Heureusement que le titre a un peu animé la séance car on s’est ennuyé ferme durant plus de six heures.
Paris a somnolé autour de l’équilibre jusqu’à l’ouverture de Wall Street, dans de faibles volume. L’activité s’est un peu réveillée au cours des 90 dernières minutes avec un milliard d’euros échangés en plus, mais 2,6 milliards d’euros, cela ne traduit pas des dégagements très impressionnants.
La tendance s’est alourdie en Europe en fin de journée (l’Euro-Stoxx 50 a chuté de 0,95%) Wall Street créant la surprise en déjouant — sans cause évidente et incontestable — les pronostics plutôt positifs formulés en pré-ouverture.
Après une entame de séance placée sous le signe de la stabilité, la tendance a très vite basculé à la consolidation a mi-séance. Le S&P lâchait 0,7%, le Nasdaq -1,25%, le Dow seulement 0,5%.
Les investisseurs n’étaient de toute façon pas enclins à prendre des risques à quelques heures des résultats d’Alcoa, tandis que le consensus table pour l’ensemble des valeurs du S&P sur un recul global compris entre 2% et 2,5% (2,3% serait le consensus médian).
Les résultats d’Alcoa sont maintenant connus et ils ne vont pas bouleverser les anticipations des investisseurs.

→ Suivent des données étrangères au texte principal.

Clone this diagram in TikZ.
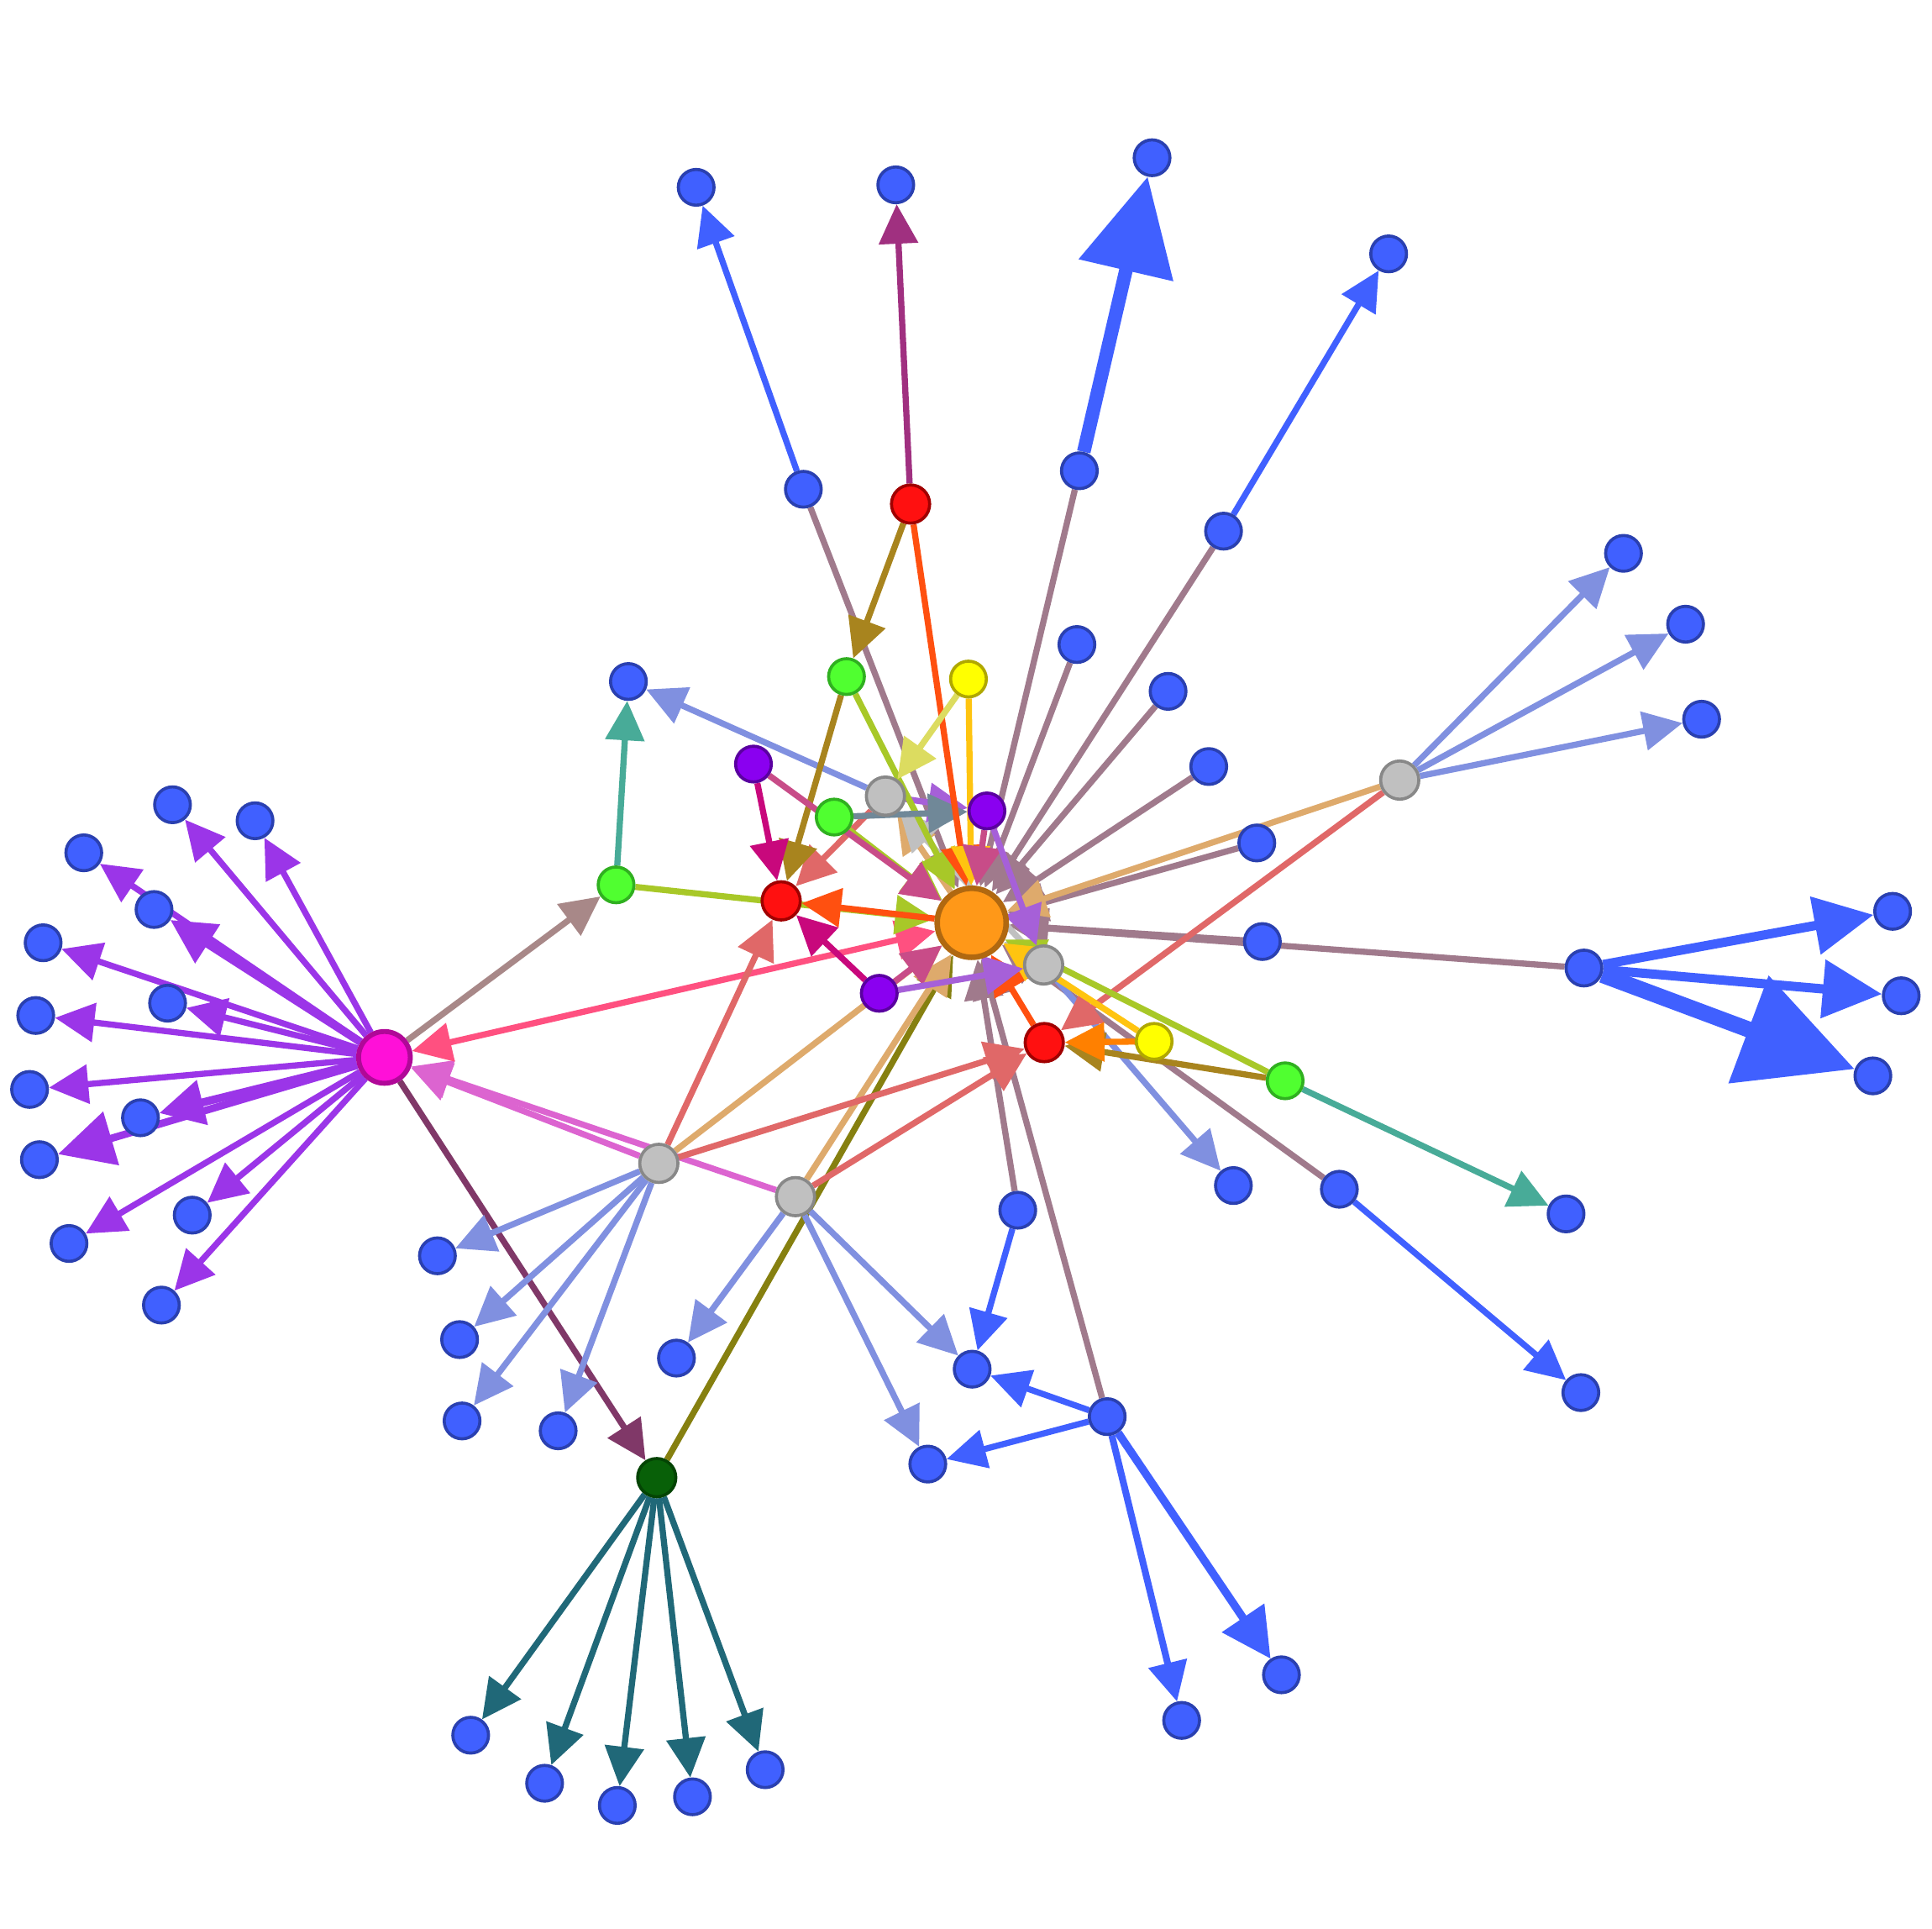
\documentclass[tikz,border=0pt]{standalone}
\usetikzlibrary{arrows.meta,backgrounds}

\definecolor{leaffill}{HTML}{4060FF}
\definecolor{leafdraw}{HTML}{2A40B0}
\definecolor{ofill}{HTML}{FF9818}
\definecolor{odraw}{HTML}{B06810}
\definecolor{mfill}{HTML}{FF10D8}
\definecolor{mdraw}{HTML}{B00898}
\definecolor{gfill}{HTML}{086008}
\definecolor{gdraw}{HTML}{044404}
\definecolor{rfill}{HTML}{FF1010}
\definecolor{rdraw}{HTML}{A00000}
\definecolor{grfill}{HTML}{50FF30}
\definecolor{grdraw}{HTML}{30B020}
\definecolor{yfill}{HTML}{FFFF00}
\definecolor{ydraw}{HTML}{B0A800}
\definecolor{pfill}{HTML}{8A00F0}
\definecolor{pdraw}{HTML}{5A00A0}
\definecolor{gyfill}{HTML}{C0C0C0}
\definecolor{gydraw}{HTML}{888888}

\definecolor{cblue}{HTML}{4060FF}
\definecolor{cperi}{HTML}{8090E0}
\definecolor{cmauve}{HTML}{A07A8C}
\definecolor{cpurple}{HTML}{9B35E8}
\definecolor{cpink}{HTML}{FF5080}
\definecolor{corchid}{HTML}{DC64D0}
\definecolor{cmaroon}{HTML}{803868}
\definecolor{cteal}{HTML}{48AB98}
\definecolor{cyg}{HTML}{A8C828}
\definecolor{cored}{HTML}{FF5010}
\definecolor{cmag}{HTML}{C8087C}
\definecolor{colive}{HTML}{A8841E}
\definecolor{csalmon}{HTML}{E06868}
\definecolor{cplum}{HTML}{A03080}
\definecolor{cly}{HTML}{DCDC60}
\definecolor{cgold}{HTML}{FFC410}
\definecolor{cmp}{HTML}{C84C88}
\definecolor{cslate}{HTML}{708898}
\definecolor{cpurp}{HTML}{A660D8}
\definecolor{clgray}{HTML}{C0C0C0}
\definecolor{ctan}{HTML}{DEAA6C}
\definecolor{cdolive}{HTML}{868010}
\definecolor{corange}{HTML}{FF8000}
\definecolor{cdteal}{HTML}{206878}
\definecolor{crose}{HTML}{A88888}

\tikzset{
  dot/.style={circle, inner sep=0pt, line width=2.5pt},
  leaf/.style={dot, minimum size=29pt, draw=leafdraw, fill=leaffill},
  link/.style={line width=5pt, -{Triangle[length=32pt,width=31pt]}},
  both/.style={line width=5pt, {Triangle[length=32pt,width=31pt]}-{Triangle[length=32pt,width=31pt]}},
  mid/.style={line width=6.5pt, -{Triangle[length=40pt,width=40pt]}},
  wide/.style={line width=7.5pt, -{Triangle[length=48pt,width=46pt]}},
  huge/.style={line width=13pt, -{Triangle[length=92pt,width=90pt]}}
}

\begin{document}
\begin{tikzpicture}[x=1pt, y=-1pt]
	\useasboundingbox (0,0) rectangle (1568,1565);

	% hubs
	\node[dot, minimum size=56pt, line width=4.5pt, draw=odraw, fill=ofill] (o) at (788.6,748.8) {};
	\node[dot, minimum size=42pt, line width=4pt, draw=mdraw, fill=mfill] (m) at (312,858) {};
	\node[dot, minimum size=31pt, draw=gdraw, fill=gfill] (g) at (533,1199) {};

	% coloured nodes
	\foreach \n/\x/\y in {r1/634/731, r2/739/409, r3/847.5/846}
		\node[dot, minimum size=31pt, draw=rdraw, fill=rfill] (\n) at (\x,\y) {};
	\foreach \n/\x/\y in {gn1/500/718, gn2/687/549, gn3/677/663, gn4/1043/877}
		\node[dot, minimum size=29pt, draw=grdraw, fill=grfill] (\n) at (\x,\y) {};
	\foreach \n/\x/\y in {y1/786/551, y2/936.7/845}
		\node[dot, minimum size=29pt, draw=ydraw, fill=yfill] (\n) at (\x,\y) {};
	\foreach \n/\x/\y in {p1/611.5/620, p2/713.6/806, p3/801/658}
		\node[dot, minimum size=29pt, draw=pdraw, fill=pfill] (\n) at (\x,\y) {};
	\foreach \n/\x/\y in {gy1/534.7/944, gy2/645.6/971, gyt/718.6/646, gym/847/783, gyr/1136/633}
		\node[dot, minimum size=31pt, draw=gydraw, fill=gyfill] (\n) at (\x,\y) {};

	% leaves
	\foreach \n/\x/\y in {b1/565/152, b2/727/150, b3/935/128, b4/1127/206, b5/652/397,
		b6/876/382, b7/993/431, b8/874/523, b9/948/561, b10/981/622, b11/1020/684,
		b12/1024.5/764, b13/1285.5/785.5, b14/1536/739.5, b15/1543/808, b16/1520/873,
		b17/1317.6/449, b18/1368/506.5, b19/1381/583.6, b20/510/553, b21/1001/962,
		b22/1087/965, b23/1271/985, b24/1283/1130, b25/826/982, b26/789/1111,
		b27/898.6/1149.5, b28/753/1188, b29/959/1396, b30/1040/1359, b31/549/1102,
		b32/355/1019, b33/373/1087, b34/375/1153, b35/453/1161, b36/382/1408,
		b37/442/1447, b38/501/1465, b39/562/1458, b40/621/1436}
		\node[leaf] (\n) at (\x,\y) {};
	\foreach \n/\x/\y in {l1/140/653, l2/207/666, l3/68/692, l4/125/738, l5/35/765,
		l6/136/814, l7/29/824, l8/24/884, l9/114/907, l10/32/941, l11/156/986,
		l12/56/1009, l13/131/1059}
		\node[leaf] (\n) at (\x,\y) {};

	\begin{pgfonlayer}{background}
		% into the orange hub
		\foreach \s in {b5,b6,b7,b8,b9,b10,b11,b12,b13,b22,b25,b27}
			\draw[link, cmauve] (\s) -- (o);

		% magenta hub
		\foreach \t in {l1,l2,l3,l5,l6,l7,l8,l11,l12,l13}
			\draw[link, cpurple] (m) -- (\t);
		\foreach \t in {l4,l9}
			\draw[link, cpurple, line width=6.5pt, -{Triangle[length=36pt,width=36pt]}] (m) -- (\t);
		\draw[link, cpurple, line width=6pt, -{Triangle[length=45pt,width=44pt]}] (m) -- (l10);
		\draw[link, cmaroon] (m) -- (g);
		\draw[link, crose] (m) -- (gn1);
		\draw[link, corchid] (gy2) -- (m);
		\draw[link, corchid] (gy1) -- (m);
		\draw[both, cpink] (m) -- (o);

		% dark green hub
		\foreach \t in {b36,b37,b38,b39,b40}
			\draw[link, cdteal] (g) -- (\t);
		\draw[link, cdolive] (g) -- (o);

		% grey nodes
		\foreach \t in {b32,b33,b34,b35}
			\draw[link, cperi] (gy1) -- (\t);
		\foreach \t in {b31,b26,b28}
			\draw[link, cperi] (gy2) -- (\t);
		\foreach \t in {b17,b18,b19}
			\draw[link, cperi] (gyr) -- (\t);
		\draw[link, cperi] (gyt) -- (b20);
		\draw[link, cperi] (gym) -- (b21);
		\draw[link, ctan] (gy1) -- (o);
		\draw[link, ctan] (gy2) -- (o);
		\draw[link, ctan] (gyr) -- (o);
		\draw[link, ctan] (o) -- (gyt);
		\draw[link, clgray] (gym) -- (gyt);
		\draw[link, clgray] (gym) -- (o);
		\draw[link, csalmon] (gy1) -- (r1);
		\draw[link, csalmon] (gy1) -- (r3);
		\draw[link, csalmon] (gy2) -- (r3);
		\draw[link, csalmon] (gyr) -- (r3);
		\draw[link, csalmon] (gyt) -- (r1);
		\draw[link, cpurp] (gyt) -- (p3);

		% blue chains
		\draw[link, cblue] (b5) -- (b1);
		\draw[huge, cblue, line width=11pt, -{Triangle[length=78pt,width=76pt]}] (b6) -- (b3);
		\draw[link, cblue] (b7) -- (b4);
		\draw[wide, cblue] (b13) -- (b14);
		\draw[wide, cblue] (b13) -- (b15);
		\draw[huge, cblue] (b13) -- (b16);
		\draw[link, cblue] (b22) -- (b24);
		\draw[link, cblue] (b25) -- (b26);
		\draw[link, cblue] (b27) -- (b26);
		\draw[link, cblue] (b27) -- (b28);
		\draw[link, cblue, line width=5.5pt] (b27) -- (b29);
		\draw[mid, cblue] (b27) -- (b30);

		% green nodes
		\draw[link, cteal] (gn1) -- (b20);
		\draw[link, cteal] (gn4) -- (b23);
		\draw[link, cyg] (gn1) -- (o);
		\draw[link, cyg] (gn2) -- (o);
		\draw[link, cyg, line width=3.5pt] (gn3) -- (o);
		\draw[link, cyg] (gn4) -- (o);
		\draw[link, colive] (gn2) -- (r1);
		\draw[link, colive] (gn4) -- (r3);
		\draw[link, cslate] (gn3) -- (p3);

		% red, yellow and purple nodes
		\draw[link, cplum] (r2) -- (b2);
		\draw[link, colive] (r2) -- (gn2);
		\draw[link, cored] (r2) -- (o);
		\draw[link, cored] (o) -- (r1);
		\draw[link, cored] (r3) -- (o);
		\draw[link, cly] (y1) -- (gyt);
		\draw[link, cgold] (y1) -- (o);
		\draw[link, cgold] (y2) -- (o);
		\draw[link, corange] (y2) -- (r3);
		\draw[link, cmag] (p1) -- (r1);
		\draw[link, cmag] (p2) -- (r1);
		\draw[link, cmp] (p1) -- (o);
		\draw[link, cmp] (p2) -- (o);
		\draw[link, cmp] (p3) -- (o);
		\draw[link, cpurp] (p2) -- (gym);
		\draw[link, cpurp] (p3) -- (gym);
	\end{pgfonlayer}

\end{tikzpicture}
\end{document}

Le chiffre d’affaires constitue presque une bonne surprise avec 5,83 milliards d’euros (-9% par rapport au troisième trimestre 2011), puisqu’un recul de 15% était envisagé, compte tenu d’une chute de 17% des prix de l’aluminium.
Mais ça c’est le passé et l’avenir ne s’annonce pas rose : Alcoa envisage de réduire de 12% ses capacités de production aux Etats-Unis et en Europe.
▪ Le ralentissement mondial n’est pas de la science-fiction
Le ralentissement mondial (et surtout européen) anticipé par le FMI dans ses dernières prévisions dévoilées la veille n’est pas qu’une simple hypothèse de statisticien déconnectée de la réalité.
Vu l’assombrissement du tableau conjoncturel, les investisseurs ne s’attendaient pas à voir le cours du baril de pétrole bondir de 3,3% (à 92,3 $ sur le NYMEX) ce mardi.
Pour être clair, même si personne ne comprend vraiment où il veut en venir, le discours menaçant de la part du Premier ministre turc (Recep Erdoğan) affirmant qu’il faut toujours être prêt pour la guerre (mais à qui songe-t-il ?) a fait sensation.
La Turquie n’avait pas réussi, au tournant du 21ème siècle, à séduire les Européens qui ont repoussé sine die son adhésion à l’Union européenne.
Ce refus lui a peut-être été salutaire sur le plan économique (vu l’état de délabrement des pays du sud ayant intégré l’euro) et elle sauvegardé son indépendance diplomatique.
Une indépendance qui inquiète un peu au moment où la Grèce apparaît sur le point de faire faillite — l’Allemagne ne rajoutera pas un euro au profit d’Athènes — et de poursuivre sa route en solo.